When Darkness Visible appeared in 1979, it was heralded as a triumphant return to form, although Golding had arguably never been off form, and it won the James Tait Black Memorial Prize. A grim, Manichean examination of the nature of good and evil, it echoed, and in some respects even surpassed, the dark tone of Lord of the Flies. Matty, a sweet-natured, enigmatic boy, apparently simple and burnt horribly during a Blitz fire, becomes the only agent of protection for a boy targeted for kidnapping by an amoral gang, all of them moving through a London alive with a mosaic of cultures in the immediate post-Empire period, also cast in the shadow of the Northern Irish conflict. Golding refused to ever discuss the novel publicly, another instance of his refusal to obey instructions, as interest was naturally high in the book that had garnered him levels of attention equal to that of his early work.

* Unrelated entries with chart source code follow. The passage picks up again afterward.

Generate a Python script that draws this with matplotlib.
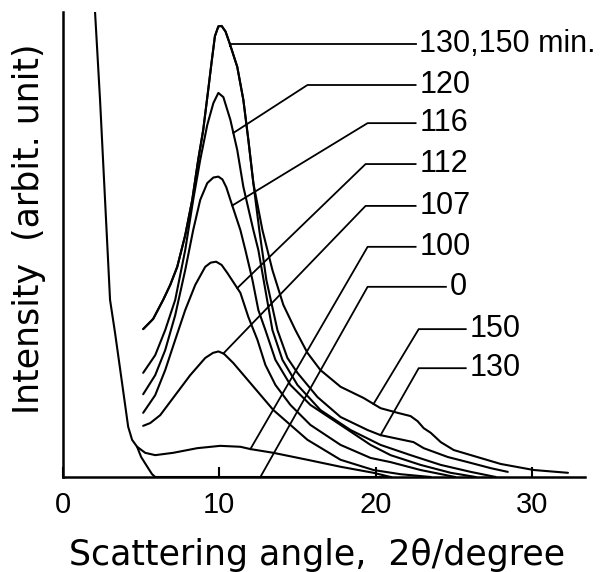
import matplotlib.pyplot as plt
import numpy as np

# 散乱曲線のデータ (x: 2θ/degree, y: 強度 任意単位)
x_beam = [2.05, 2.37, 2.69, 3.01, 3.33, 3.78, 4.17, 4.42, 4.74, 5.0, 5.45, 5.70, 5.90, 12.0, 21.0]
y_beam = [100, 81.1, 59.6, 38.1, 31.0, 20.2, 10.8, 8.0, 6.5, 4.3, 1.9, 0.6, 0, 0, 0]

x_100 = [4.74, 5.26, 5.90, 7.05, 8.59, 10.06, 11.35, 12.0, 13.46, 15.64, 17.76, 19.87, 20.96]
y_100 = [6.5, 5.2, 4.7, 5.2, 6.2, 6.7, 6.5, 6.0, 5.2, 3.7, 2.2, 0.9, 0]

x_107 = [5.13, 5.58, 6.22, 7.18, 8.14, 9.10, 9.60, 9.95, 10.30, 10.90, 11.99, 13.46, 14.55,
         15.64, 17.76, 19.87, 21.60, 23.53]
y_107 = [11.0, 11.6, 13.3, 17.6, 21.9, 25.6, 26.7, 27.0, 26.5, 24.5, 20.2, 14.4, 11.2,
         8.0, 3.7, 1.5, 0.6, 0]

x_112 = [5.13, 5.90, 6.54, 7.18, 7.82, 8.46, 9.10, 9.45, 9.80, 10.15, 10.51, 11.35, 11.86,
         12.44, 12.95, 13.59, 14.55, 15.83, 17.76, 19.68, 20.96, 22.88, 25.10]
y_112 = [13.8, 17.6, 23.0, 29.5, 35.9, 41.3, 45.2, 46.1, 46.3, 45.6, 43.9, 39.6, 34.4,
         29.5, 24.1, 19.8, 15.5, 11.2, 6.9, 4.1, 3.2, 1.5, 0]

x_116 = [5.13, 5.90, 6.54, 7.18, 7.82, 8.33, 8.78, 9.23, 9.62, 9.94, 10.20, 10.45, 10.71,
         11.35, 11.67, 12.12, 12.50, 12.95, 13.59, 14.55, 15.83, 17.76, 19.68, 20.96,
         22.88, 24.81, 26.41]
y_116 = [17.8, 21.9, 27.3, 34.8, 44.5, 53.1, 59.6, 63.2, 64.4, 64.6, 64.0, 62.3, 59.6,
         53.1, 48.8, 42.4, 35.9, 31.6, 25.2, 19.8, 15.5, 11.2, 6.9, 4.7,
         2.6, 0.9, 0]

x_120 = [5.13, 5.90, 6.54, 7.18, 7.82, 8.33, 8.78, 9.23, 9.62, 9.94, 10.26, 10.71,
         11.15, 11.54, 12.18, 12.50, 12.95, 13.40, 14.04, 15.0, 16.47, 18.40, 20.32,
         22.24, 24.17, 26.09, 27.69]
y_120 = [22.4, 26.2, 31.6, 38.1, 48.8, 59.6, 68.2, 75.7, 80.4, 82.6, 81.7, 76.8,
         70.3, 62.4, 53.1, 48.8, 40.2, 31.6, 25.2, 19.8, 14.4, 10.1, 6.9,
         4.7, 2.6, 1.1, 0]

# 130, 150 min. はピークまで共通
x_rise = [5.13, 5.77, 6.41, 6.86, 7.31, 7.82, 8.27, 8.65, 8.97, 9.29, 9.50, 9.72, 9.94,
          10.15, 10.40, 10.65, 11.15, 11.54, 11.86, 12.18]
y_rise = [31.8, 34.0, 38.1, 41.3, 45.2, 52.0, 59.6, 68.2, 74.6, 83.2, 89.0, 94.8, 96.9,
          97.0, 95.8, 93.4, 88.2, 81.1, 72.5, 63.2]

x_130 = x_rise + [12.56, 13.01, 13.72, 14.36, 15.0, 16.28, 17.76, 19.49, 20.32,
                  22.43, 23.08, 24.62, 25.90, 27.37, 28.46]
y_130 = y_rise + [53.1, 42.4, 31.6, 25.6, 22.4, 17.2, 12.9, 10.1, 9.0,
                  7.5, 6.2, 4.3, 3.2, 1.9, 1.1]

x_150 = x_rise + [12.76, 13.40, 14.10, 14.87, 15.64, 16.47, 17.76, 19.23, 20.32,
                  21.41, 22.24, 22.69, 23.08, 23.53, 24.17, 25.0, 25.90, 28.01,
                  30.13, 32.31]
y_150 = y_rise + [53.1, 44.5, 37.0, 31.6, 26.7, 23.0, 19.4, 17.0, 14.8,
                  13.8, 13.1, 12.0, 10.5, 9.5, 7.5, 5.8, 4.9, 2.8,
                  1.5, 0.9]

curves = [(x_beam, y_beam), (x_100, y_100), (x_107, y_107), (x_112, y_112),
          (x_116, y_116), (x_120, y_120), (x_130, y_130), (x_150, y_150)]

# ラベル: (テキスト, 指す曲線, 指すx, 折れ点x, 文字の高さy, 線の終点x)
labels = [("130,150 min.", (x_150, y_150), 10.71, 10.71, 93.2, 22.56),
          ("120", (x_120, y_120), 10.90, 15.64, 84.3, 22.56),
          ("116", (x_116, y_116), 10.83, 19.49, 76.1, 22.56),
          ("112", (x_112, y_112), 11.15, 19.36, 67.3, 22.56),
          ("107", (x_107, y_107), 10.26, 19.36, 58.3, 22.56),
          ("100", (x_100, y_100), 11.99, 19.49, 49.5, 22.56),
          ("0", (x_beam, y_beam), 12.63, 19.49, 40.9, 24.5),
          ("150", (x_150, y_150), 19.87, 22.76, 31.8, 25.77),
          ("130", (x_130, y_130), 20.32, 22.76, 23.4, 25.77)]

fig = plt.figure(figsize=(6.01, 5.72), dpi=100)
ax = fig.add_axes([63/601, 95/572, 522/601, 465/572])

for cx, cy in curves:
    ax.plot(cx, cy, "-k", lw=1.5, solid_capstyle="round", solid_joinstyle="round")

numfont = ["Liberation Sans", "DejaVu Sans"]
for text, (cx, cy), xt, xe, yl, xend in labels:
    yt = np.interp(xt, cx, cy)
    ax.plot([xt, xe, xend], [yt, yl, yl], "-k", lw=1.3, clip_on=False)
    ax.text(xend + 0.25, yl, text, ha="left", va="center", fontsize=22,
            family=numfont, clip_on=False)

ax.set_xlim(0, 33.4)
ax.set_ylim(0, 100)
ax.spines["top"].set_visible(False)
ax.spines["right"].set_visible(False)
ax.spines["left"].set_linewidth(1.8)
ax.spines["bottom"].set_linewidth(1.8)
ax.set_xticks([0, 10, 20, 30])
ax.set_yticks([])
ax.tick_params(axis="x", direction="in", length=7, width=1.5, pad=10, labelsize=21)
for lab in ax.get_xticklabels():
    lab.set_family(numfont)

fig.text(29/601, 1 - 229/572, "Intensity  (arbit. unit)", rotation=90,
         ha="center", va="center", fontsize=25)
fig.text(317/601, 1 - 555/572, "Scattering angle,  2θ/degree",
         ha="center", va="center", fontsize=25)

fig.savefig("out.png", dpi=100)
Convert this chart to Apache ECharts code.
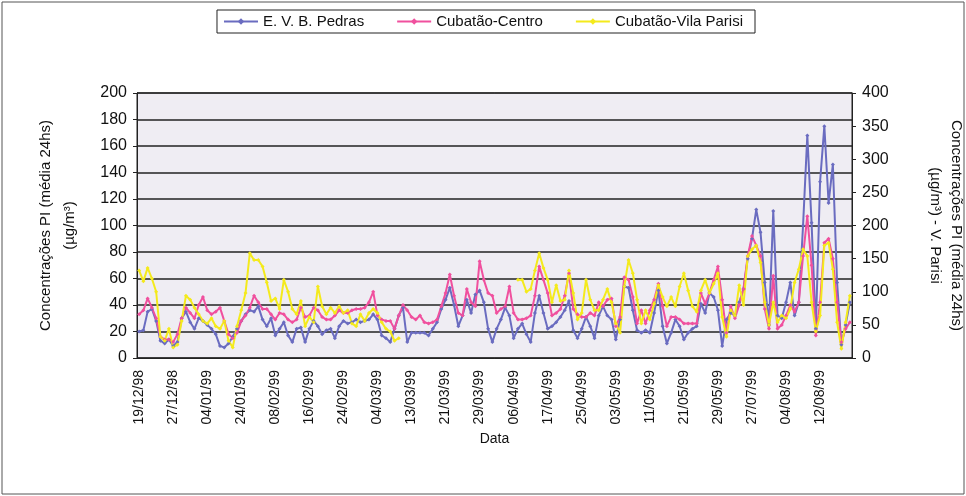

At one book signing, Golding commented that he hoped that his next novel, one that he had been working on in tandem with Darkness Visible, would counteract any depression caused. That book was Rites of Passage, which won the 1981 Booker Prize against stiff competition from Anthony Burgess's Earthly Powers. Rites of Passage is a delight to read: at times extremely witty, it presents a convincing portrait of life at sea in the early 1800s, whilst meditating on philosophy, morality, social ritual, and the cruelty of the mob. It seems exemplary of Golding that he would hope that this book would act as light relief for his readers, a book he had conceived to explain to himself 'how a man might will himself to death', after reading of a real life episode on a ship under the command of the Duke of Wellington, where a young priest had behaved in a similar way to the unfortunate Parson Colley, with fatal consequences.

Two years after this came universal acclamation: Golding received the 1983 Nobel Prize for Literature, the last British writer in the twentieth century to do so. In a press release, the Swedish Academy touched on the multiplicity within Golding's work: 'William Golding's novels and stories are . . . not only sombre moralities and dark myths about evil and treacherous destructive forces . . . they are also colourful tales of adventure which can be read as such, full of narrative joy, inventiveness, and excitement . . . His fabled world is tragic and pathetic, yet not overwhelming and depressing. There is a life which is mightier than life's conditions'.